Extra useful courses to take during first 2 years: Genetics, Molecular Cell Biology

Start shadowing: GP and than specialists if you can

Start Volunteering: food pantries, hospitals, dental offices

Get leadership positions: TAing, tutoring, student council, ect.

Make sure some professors will REMEMBER you in another year

Don't be a total stroke

Thursday, January 11, 2007

You'll Be A Dentist

So who the hell decides to go into dentistry anyways? Well, I personally was interested since elementary school. You can call BS if you want, but I gain nothing by lying. There is also a difference between interest and commitment. I was not committed until my second semester of college.

I am what they call a "traditional applicant," meaning I attended four years of undergraduate coursework and immediately applied and matriculated following graduation. Yes, I haven't started dental school yet, but by the time I begin telling people about this blog, I probably will have..or at least be close to starting. It will be interesting to see if my "bright-eyed, bushy-tailed" demeanor changes once I get into the thick of things.

I am merely compiling all of the trials/frustrations so that I can get the application cycle all down before really getting into school itself. I also won't have much time to write once I start my last semester of undergrad so I may as well get going now.

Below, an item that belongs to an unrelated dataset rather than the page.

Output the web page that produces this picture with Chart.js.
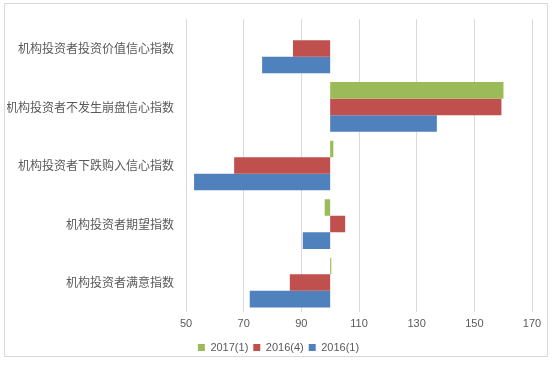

First off, getting into dental school is not easy. It is a profession that is growing in popularity. You basically get to own your own business, set your own hours, work in a dynamic portion of healthcare, and make enough money to maintain a great standard of living. People are figuring this out and consequently, we are seeing dramatic increases in the applicant pool; and with all of the baby-boomer dentists ready to retire, the future is bright for the next generation. There are many ways to get into dental school, but I'm going to be talking strictly about the traditional track. You first want to get into a 4-year university, so don't completely slack off in high school. If you are really gung-ho, you can start job-shadowing local dentists or begin volunteering..but I wouldn't go overboard. What you do during your college years is far more relevant to most admissions boards.

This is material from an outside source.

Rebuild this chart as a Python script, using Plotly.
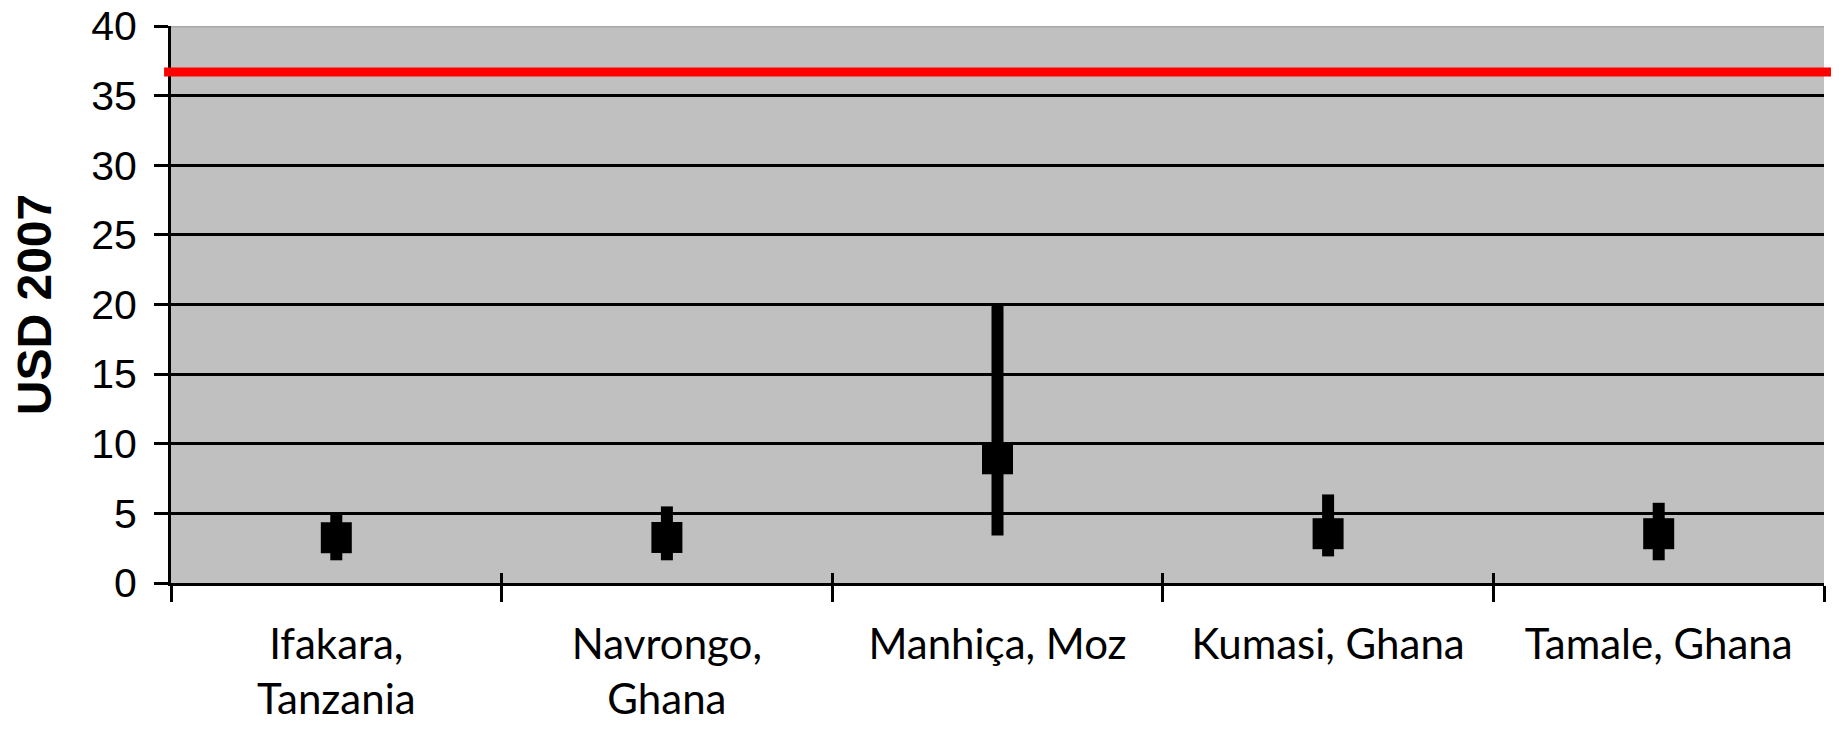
import plotly.graph_objects as go

sites = ["Ifakara,<br>Tanzania", "Navrongo,<br>Ghana", "Manhiça, Moz", "Kumasi, Ghana", "Tamale, Ghana"]
cost_mean = [3.25, 3.27, 8.92, 3.54, 3.54]
cost_upper = [4.9, 5.5, 20.0, 6.36, 5.76]
cost_lower = [1.63, 1.63, 3.42, 1.91, 1.63]
threshold = 36.7
y_ticks = [0, 5, 10, 15, 20, 25, 30, 35, 40]

err_plus = [u - m for u, m in zip(cost_upper, cost_mean)]
err_minus = [m - l for m, l in zip(cost_mean, cost_lower)]

fig = go.Figure()
fig.add_trace(go.Scatter(
    x=sites, y=cost_mean, mode="markers",
    marker=dict(symbol="square", size=31, color="black"),
    error_y=dict(type="data", symmetric=False, array=err_plus, arrayminus=err_minus,
                 thickness=12, width=0, color="black"),
    showlegend=False, hoverinfo="skip",
))
# invisible companion trace to carry the inside half of the crossing x ticks
fig.add_trace(go.Scatter(
    x=sites, y=cost_mean, mode="markers", xaxis="x2",
    marker=dict(opacity=0), showlegend=False, hoverinfo="skip",
))

fig.add_shape(type="line", xref="paper", yref="y", x0=-0.0042, x1=1.0045,
              y0=threshold, y1=threshold, line=dict(color="#FF0000", width=9), layer="above")
fig.add_shape(type="line", xref="paper", yref="y", x0=0, x1=1,
              y0=40, y1=40, line=dict(color="#A6A6A6", width=3), layer="above")

fig.update_layout(
    width=1823, height=716,
    margin=dict(l=163, r=7, t=18, b=141),
    paper_bgcolor="white", plot_bgcolor="#C0C0C0",
    xaxis=dict(type="category", categoryarray=sites, range=[-0.5, 4.5],
               tickson="boundaries", ticks="outside", ticklen=16, tickwidth=3, tickcolor="black",
               showline=True, linecolor="black", linewidth=3, showgrid=False,
               ticklabelstandoff=23,
               tickfont=dict(family="Lato", size=42, color="black"), automargin=False),
    xaxis2=dict(type="category", categoryarray=sites, range=[-0.5, 4.5], overlaying="x",
                anchor="y", side="bottom", tickson="boundaries", ticks="inside", ticklen=10,
                tickwidth=3, tickcolor="black", showticklabels=False, showgrid=False,
                showline=False, automargin=False),
    yaxis=dict(range=[0, 40], tickvals=y_ticks, ticks="outside", ticklen=14, tickwidth=3,
               tickcolor="black", showline=True, linecolor="black", linewidth=3,
               showgrid=True, gridcolor="black", gridwidth=3, zeroline=False,
               ticklabelstandoff=9, ticklabeloverflow="allow",
               tickfont=dict(family="Liberation Sans", size=41, color="black"),
               title=dict(text="<b>USD 2007</b>", standoff=34,
                          font=dict(family="Liberation Sans", size=48, color="black")),
               automargin=False),
)

fig.write_html("out.html")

Another debatable topic is whether undergrad reputation makes a difference. I personally don't think a 3.0 from Harvard is going to beat out the 4.0 from "blank State." It might factor in with certain schools or certain members of their respective committees..but in the long run, go where you will be most happy.

I went to a small liberal arts school that nobody has heard of and here I am. College is also about finding yourself, maturing as an individual, and simply having some fun. Don't waste it because once it's over, it's really over.

Stay tuned.

Let's Keep It Simple


I'll admit it, I am indeed a Blog virgin. Be it too much free time; or a severe lack of constructive activities, I have decided to start a great process of rambling. Not only to release my own convoluted thoughts that need proper airing every so often, but as a (hopefully) helpful tool for future dental students. I also want this blog to serve as a form of communication with close family and friends as I most likely will become very busy in the coming years.

Bear in mind, I am no english major, nor do I plan to type a "diary-esque" account of my life. I will try to keep most posts legitimately related to Dentistry and the road to, and eventually through, Dental School itself. So unless you are a close friend (who is very bored), or a serious dental prospector, I suggest you proceed no further.